* Exercise task:
Copy all lines of the listing that include the string "this".

(Data records)
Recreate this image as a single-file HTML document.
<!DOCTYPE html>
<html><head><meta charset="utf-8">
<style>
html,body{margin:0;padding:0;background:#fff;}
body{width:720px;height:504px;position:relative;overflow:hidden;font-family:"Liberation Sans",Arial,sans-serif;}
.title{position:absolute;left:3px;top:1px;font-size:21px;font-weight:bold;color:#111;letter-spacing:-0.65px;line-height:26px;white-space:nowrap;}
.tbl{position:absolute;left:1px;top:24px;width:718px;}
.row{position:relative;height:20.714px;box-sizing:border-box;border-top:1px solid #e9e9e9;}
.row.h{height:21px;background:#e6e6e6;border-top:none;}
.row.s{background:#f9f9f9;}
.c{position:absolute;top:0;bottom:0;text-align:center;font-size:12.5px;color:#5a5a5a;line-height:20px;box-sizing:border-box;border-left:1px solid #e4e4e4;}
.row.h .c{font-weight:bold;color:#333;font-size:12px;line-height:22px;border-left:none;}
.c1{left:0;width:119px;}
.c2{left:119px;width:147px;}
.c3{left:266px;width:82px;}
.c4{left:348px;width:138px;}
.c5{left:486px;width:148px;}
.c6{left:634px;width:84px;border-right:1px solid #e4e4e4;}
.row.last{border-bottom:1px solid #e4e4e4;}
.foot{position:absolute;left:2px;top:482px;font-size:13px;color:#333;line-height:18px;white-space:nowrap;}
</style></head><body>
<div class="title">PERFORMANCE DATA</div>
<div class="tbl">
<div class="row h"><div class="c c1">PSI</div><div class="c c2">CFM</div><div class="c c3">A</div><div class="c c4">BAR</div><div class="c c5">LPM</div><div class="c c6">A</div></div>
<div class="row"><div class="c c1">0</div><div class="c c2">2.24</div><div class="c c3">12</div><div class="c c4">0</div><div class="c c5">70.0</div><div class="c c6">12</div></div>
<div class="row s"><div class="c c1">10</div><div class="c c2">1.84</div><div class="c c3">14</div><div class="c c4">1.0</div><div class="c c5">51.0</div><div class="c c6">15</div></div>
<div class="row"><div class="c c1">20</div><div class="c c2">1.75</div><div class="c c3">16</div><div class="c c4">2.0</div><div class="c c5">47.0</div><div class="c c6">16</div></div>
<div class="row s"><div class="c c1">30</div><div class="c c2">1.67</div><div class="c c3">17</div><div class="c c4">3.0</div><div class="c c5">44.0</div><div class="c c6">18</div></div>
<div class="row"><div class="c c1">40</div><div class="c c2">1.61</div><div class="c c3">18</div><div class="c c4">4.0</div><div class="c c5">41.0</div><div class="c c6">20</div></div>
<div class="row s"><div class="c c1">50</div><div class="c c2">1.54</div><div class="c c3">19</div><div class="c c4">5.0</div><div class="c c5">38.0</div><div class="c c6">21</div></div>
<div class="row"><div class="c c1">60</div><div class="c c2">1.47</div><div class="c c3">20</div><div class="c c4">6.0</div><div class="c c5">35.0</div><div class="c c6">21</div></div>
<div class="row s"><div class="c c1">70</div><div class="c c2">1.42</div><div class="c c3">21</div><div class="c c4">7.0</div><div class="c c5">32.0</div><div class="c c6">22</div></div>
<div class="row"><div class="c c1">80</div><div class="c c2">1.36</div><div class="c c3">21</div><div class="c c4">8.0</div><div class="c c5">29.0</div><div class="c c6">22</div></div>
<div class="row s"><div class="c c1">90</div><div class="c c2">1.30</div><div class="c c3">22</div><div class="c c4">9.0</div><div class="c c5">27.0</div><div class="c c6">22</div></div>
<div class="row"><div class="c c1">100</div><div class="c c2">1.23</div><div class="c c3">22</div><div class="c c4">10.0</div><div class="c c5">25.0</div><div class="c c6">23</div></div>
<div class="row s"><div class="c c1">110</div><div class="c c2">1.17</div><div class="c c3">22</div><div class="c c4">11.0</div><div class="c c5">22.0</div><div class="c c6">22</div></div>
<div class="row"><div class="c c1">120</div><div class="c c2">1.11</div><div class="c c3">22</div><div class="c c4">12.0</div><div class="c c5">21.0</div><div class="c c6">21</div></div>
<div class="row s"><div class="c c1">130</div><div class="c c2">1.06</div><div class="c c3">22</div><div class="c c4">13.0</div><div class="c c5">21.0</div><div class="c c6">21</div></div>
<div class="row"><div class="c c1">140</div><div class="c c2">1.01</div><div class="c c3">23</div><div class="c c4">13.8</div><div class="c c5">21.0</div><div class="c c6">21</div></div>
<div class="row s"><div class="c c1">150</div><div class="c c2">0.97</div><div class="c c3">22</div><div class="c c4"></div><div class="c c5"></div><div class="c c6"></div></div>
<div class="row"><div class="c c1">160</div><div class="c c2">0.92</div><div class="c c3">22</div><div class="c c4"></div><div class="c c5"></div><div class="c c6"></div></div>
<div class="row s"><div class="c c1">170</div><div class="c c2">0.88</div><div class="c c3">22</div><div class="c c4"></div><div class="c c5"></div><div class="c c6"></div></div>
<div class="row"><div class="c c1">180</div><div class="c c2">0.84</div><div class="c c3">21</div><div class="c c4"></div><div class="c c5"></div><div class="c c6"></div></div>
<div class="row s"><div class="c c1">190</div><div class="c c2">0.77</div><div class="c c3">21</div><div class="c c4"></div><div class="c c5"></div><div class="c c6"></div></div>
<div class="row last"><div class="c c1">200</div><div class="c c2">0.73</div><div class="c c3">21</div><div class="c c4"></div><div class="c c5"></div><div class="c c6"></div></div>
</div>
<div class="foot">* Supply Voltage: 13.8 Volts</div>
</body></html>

...

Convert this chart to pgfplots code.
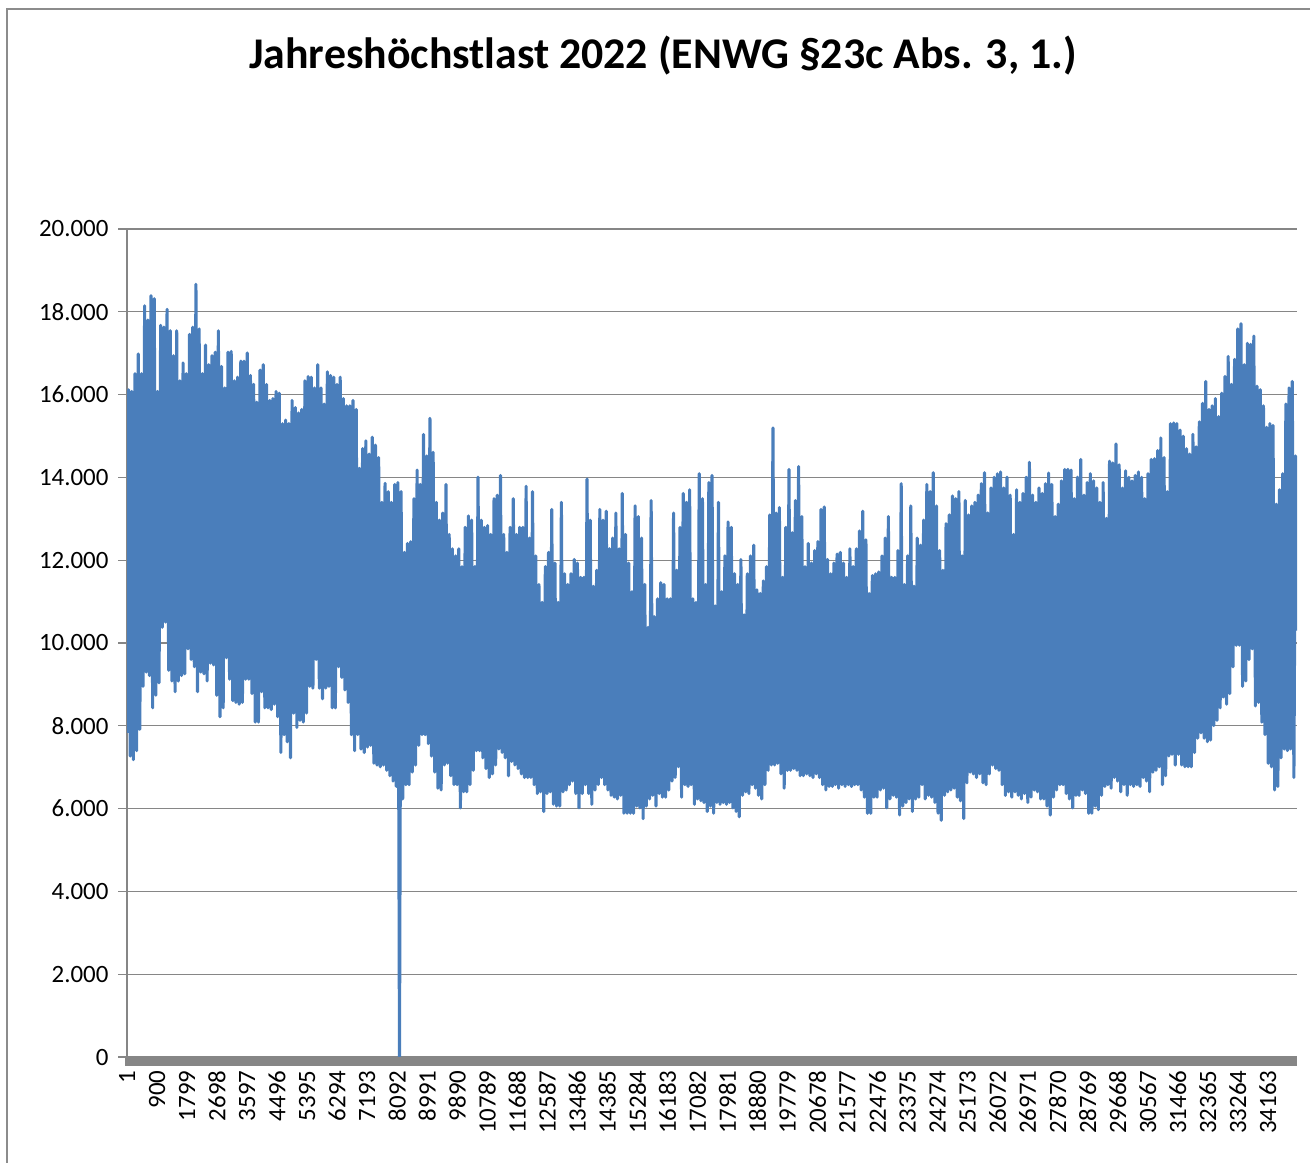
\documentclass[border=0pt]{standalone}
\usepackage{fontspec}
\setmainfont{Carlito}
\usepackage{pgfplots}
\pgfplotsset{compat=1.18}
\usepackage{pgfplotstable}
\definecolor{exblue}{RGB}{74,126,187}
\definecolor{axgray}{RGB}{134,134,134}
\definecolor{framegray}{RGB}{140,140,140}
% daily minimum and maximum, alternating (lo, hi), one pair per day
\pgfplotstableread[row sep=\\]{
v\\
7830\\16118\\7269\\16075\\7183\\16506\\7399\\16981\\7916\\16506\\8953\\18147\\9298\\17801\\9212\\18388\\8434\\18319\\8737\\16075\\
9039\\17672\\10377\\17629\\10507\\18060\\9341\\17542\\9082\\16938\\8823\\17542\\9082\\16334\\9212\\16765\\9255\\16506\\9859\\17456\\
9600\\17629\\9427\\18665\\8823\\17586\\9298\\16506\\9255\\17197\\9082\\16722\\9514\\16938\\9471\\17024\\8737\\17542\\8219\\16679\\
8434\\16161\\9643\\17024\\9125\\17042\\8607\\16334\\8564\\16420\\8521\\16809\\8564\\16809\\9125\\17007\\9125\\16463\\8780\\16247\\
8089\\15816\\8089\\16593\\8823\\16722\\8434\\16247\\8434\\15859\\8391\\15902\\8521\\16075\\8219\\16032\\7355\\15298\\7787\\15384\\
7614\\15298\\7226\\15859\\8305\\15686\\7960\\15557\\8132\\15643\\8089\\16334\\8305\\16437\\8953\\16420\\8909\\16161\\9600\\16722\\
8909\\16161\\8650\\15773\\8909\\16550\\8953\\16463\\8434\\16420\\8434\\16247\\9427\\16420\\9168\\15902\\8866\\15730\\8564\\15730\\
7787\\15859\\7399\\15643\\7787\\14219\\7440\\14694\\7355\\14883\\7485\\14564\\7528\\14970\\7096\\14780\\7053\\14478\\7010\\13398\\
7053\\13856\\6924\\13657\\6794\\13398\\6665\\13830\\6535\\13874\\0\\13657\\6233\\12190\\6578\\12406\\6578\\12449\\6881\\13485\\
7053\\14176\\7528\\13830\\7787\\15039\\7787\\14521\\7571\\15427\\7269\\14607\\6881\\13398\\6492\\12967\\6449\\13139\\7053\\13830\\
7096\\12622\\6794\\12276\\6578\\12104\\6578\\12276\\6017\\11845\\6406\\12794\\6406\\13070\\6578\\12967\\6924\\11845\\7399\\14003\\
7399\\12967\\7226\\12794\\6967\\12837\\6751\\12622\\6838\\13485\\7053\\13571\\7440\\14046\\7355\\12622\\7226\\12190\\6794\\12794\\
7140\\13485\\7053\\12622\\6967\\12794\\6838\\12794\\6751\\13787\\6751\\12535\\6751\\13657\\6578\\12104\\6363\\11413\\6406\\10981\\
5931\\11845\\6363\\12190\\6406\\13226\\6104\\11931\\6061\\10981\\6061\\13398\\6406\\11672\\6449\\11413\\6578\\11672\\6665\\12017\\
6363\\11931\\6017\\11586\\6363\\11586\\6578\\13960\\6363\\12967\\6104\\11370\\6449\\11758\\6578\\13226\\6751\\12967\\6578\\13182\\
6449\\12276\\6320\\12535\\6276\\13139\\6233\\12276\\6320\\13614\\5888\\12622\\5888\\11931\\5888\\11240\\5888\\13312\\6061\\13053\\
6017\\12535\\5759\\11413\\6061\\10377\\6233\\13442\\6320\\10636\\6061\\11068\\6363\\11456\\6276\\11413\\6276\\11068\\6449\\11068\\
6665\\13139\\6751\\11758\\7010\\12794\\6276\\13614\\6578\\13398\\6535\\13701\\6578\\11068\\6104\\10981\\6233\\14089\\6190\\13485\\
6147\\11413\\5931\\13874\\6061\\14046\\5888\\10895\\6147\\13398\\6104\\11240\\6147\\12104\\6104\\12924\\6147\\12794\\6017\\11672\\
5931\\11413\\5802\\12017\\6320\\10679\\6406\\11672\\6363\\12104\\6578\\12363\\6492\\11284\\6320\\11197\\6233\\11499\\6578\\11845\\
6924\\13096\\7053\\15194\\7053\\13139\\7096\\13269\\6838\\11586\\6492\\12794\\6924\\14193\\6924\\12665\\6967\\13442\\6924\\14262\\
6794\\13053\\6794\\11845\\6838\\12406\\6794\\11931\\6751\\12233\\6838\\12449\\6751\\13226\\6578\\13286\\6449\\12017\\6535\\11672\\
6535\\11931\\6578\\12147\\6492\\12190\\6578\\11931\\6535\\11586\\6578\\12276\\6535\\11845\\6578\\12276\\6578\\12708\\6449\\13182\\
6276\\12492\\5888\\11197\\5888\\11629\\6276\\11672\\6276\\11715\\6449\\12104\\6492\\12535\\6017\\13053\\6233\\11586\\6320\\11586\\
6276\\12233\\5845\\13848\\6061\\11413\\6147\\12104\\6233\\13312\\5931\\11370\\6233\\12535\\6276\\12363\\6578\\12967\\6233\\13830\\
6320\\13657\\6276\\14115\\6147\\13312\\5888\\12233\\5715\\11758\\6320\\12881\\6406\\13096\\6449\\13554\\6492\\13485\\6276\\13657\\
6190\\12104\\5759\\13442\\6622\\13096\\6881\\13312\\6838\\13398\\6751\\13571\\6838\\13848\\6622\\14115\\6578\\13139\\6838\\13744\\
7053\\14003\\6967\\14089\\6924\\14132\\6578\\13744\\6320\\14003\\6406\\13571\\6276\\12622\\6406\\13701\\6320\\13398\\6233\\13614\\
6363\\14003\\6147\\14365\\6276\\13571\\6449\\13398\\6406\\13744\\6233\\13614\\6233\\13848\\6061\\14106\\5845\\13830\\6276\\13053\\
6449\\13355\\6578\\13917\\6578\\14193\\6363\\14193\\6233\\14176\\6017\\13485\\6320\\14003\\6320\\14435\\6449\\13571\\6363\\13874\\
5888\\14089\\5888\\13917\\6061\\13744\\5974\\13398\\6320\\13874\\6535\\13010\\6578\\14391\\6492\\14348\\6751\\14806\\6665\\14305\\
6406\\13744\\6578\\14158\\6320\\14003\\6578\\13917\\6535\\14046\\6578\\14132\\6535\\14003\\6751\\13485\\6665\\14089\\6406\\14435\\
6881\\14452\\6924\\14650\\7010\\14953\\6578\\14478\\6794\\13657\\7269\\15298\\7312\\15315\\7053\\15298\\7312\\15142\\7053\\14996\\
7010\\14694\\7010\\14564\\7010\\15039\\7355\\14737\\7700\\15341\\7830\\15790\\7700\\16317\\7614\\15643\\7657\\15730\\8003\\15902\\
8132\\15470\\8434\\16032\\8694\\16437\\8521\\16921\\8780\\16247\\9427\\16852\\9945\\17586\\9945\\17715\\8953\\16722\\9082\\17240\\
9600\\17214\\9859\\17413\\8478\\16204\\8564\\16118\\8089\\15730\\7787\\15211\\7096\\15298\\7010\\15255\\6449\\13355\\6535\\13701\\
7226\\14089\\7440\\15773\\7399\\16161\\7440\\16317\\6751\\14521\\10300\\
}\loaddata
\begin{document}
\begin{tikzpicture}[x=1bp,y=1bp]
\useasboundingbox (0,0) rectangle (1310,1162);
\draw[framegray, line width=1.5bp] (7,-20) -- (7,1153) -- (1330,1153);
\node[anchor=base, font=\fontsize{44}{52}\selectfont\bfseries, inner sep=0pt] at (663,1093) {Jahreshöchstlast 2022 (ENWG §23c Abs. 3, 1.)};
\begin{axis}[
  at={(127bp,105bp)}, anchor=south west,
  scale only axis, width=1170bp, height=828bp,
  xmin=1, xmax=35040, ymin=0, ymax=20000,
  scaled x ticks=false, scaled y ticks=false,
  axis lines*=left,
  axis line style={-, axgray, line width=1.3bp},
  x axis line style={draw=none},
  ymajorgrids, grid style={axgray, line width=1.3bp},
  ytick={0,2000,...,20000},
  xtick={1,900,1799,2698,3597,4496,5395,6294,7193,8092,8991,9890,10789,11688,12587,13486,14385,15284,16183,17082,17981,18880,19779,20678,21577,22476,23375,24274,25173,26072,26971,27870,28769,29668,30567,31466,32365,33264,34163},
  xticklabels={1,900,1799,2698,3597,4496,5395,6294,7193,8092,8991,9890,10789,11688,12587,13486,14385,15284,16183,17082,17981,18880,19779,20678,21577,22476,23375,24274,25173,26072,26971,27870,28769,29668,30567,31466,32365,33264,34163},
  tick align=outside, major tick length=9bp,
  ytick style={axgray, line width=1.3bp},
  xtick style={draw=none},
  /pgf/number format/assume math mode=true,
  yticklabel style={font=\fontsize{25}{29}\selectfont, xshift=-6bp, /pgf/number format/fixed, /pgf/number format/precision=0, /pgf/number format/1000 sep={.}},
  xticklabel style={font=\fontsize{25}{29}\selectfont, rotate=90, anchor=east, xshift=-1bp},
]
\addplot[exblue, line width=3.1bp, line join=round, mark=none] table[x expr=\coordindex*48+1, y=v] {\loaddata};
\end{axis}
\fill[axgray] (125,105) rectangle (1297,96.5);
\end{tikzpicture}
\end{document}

* Exercise answer:
Recreate this image as a single-file HTML document.
Convert this chart to pgfplots code.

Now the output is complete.